The common pattern is, that 
• when CONFIG_SITE rules do not apply, calling “./configure” implies passing -g 
-O2 to the compiler
• when CONFIG_SITE rules do not apply, calling “CFLAGS=-flto” implies passing 
-flto but no -g -O2 to the compiler
• when CONFIG_SITE rules do apply, calling “./configure” implies CFLAGS 
specified in config.site

With “: ${CFLAGS=""}” the third bullet/expectation still applies, but not the 
first two.

So when one wants debug information in all self-compiled autoconf-based 
packages, the user has to put CFLAGS=-g -O2 in
CONFIG_SITE.  Then it does not matter, if the package maintainer likes the 
default, the package is compiled with the
“default -g -O2”.

But if the user just calls ./configure without CONFIG_SITE, then the package 
maintainer is per documentation allowed to
tweak the default CFLAGS.

What is the rationale for this?

Usually I have CFLAGS=-O3 -flto in CONFIG_SITE and when I want to have debug 
information, I remove the overwriting from
CONFIG_SITE.  Reading the documentation this does not seem to be the right way 
to have debug information in a package, I
am supposed to add -g in CFLAGS in CONFIG_SITE.

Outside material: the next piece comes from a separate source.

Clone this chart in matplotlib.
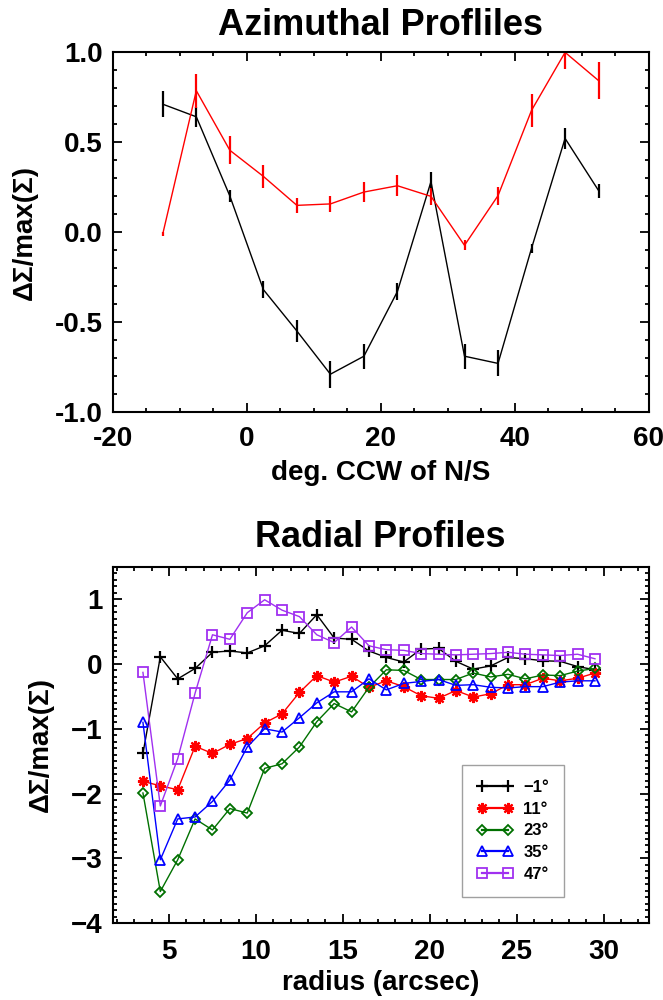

Quite cumbersome… Posgresql goes beyond this by having “unset CFLAGS” in 
configure.in.  This is not much different than
: ${CFLAGS=""}, except it completely ignores CONFIG_SITE.  When compiling 
Postgresql CONFIG_SITE-users are supposed to
hack the resulting files and tweak them for LTO…

The documentation of Autoconf is supposed recommend common behavior of 
Autoconf-based packages, on which users can rely.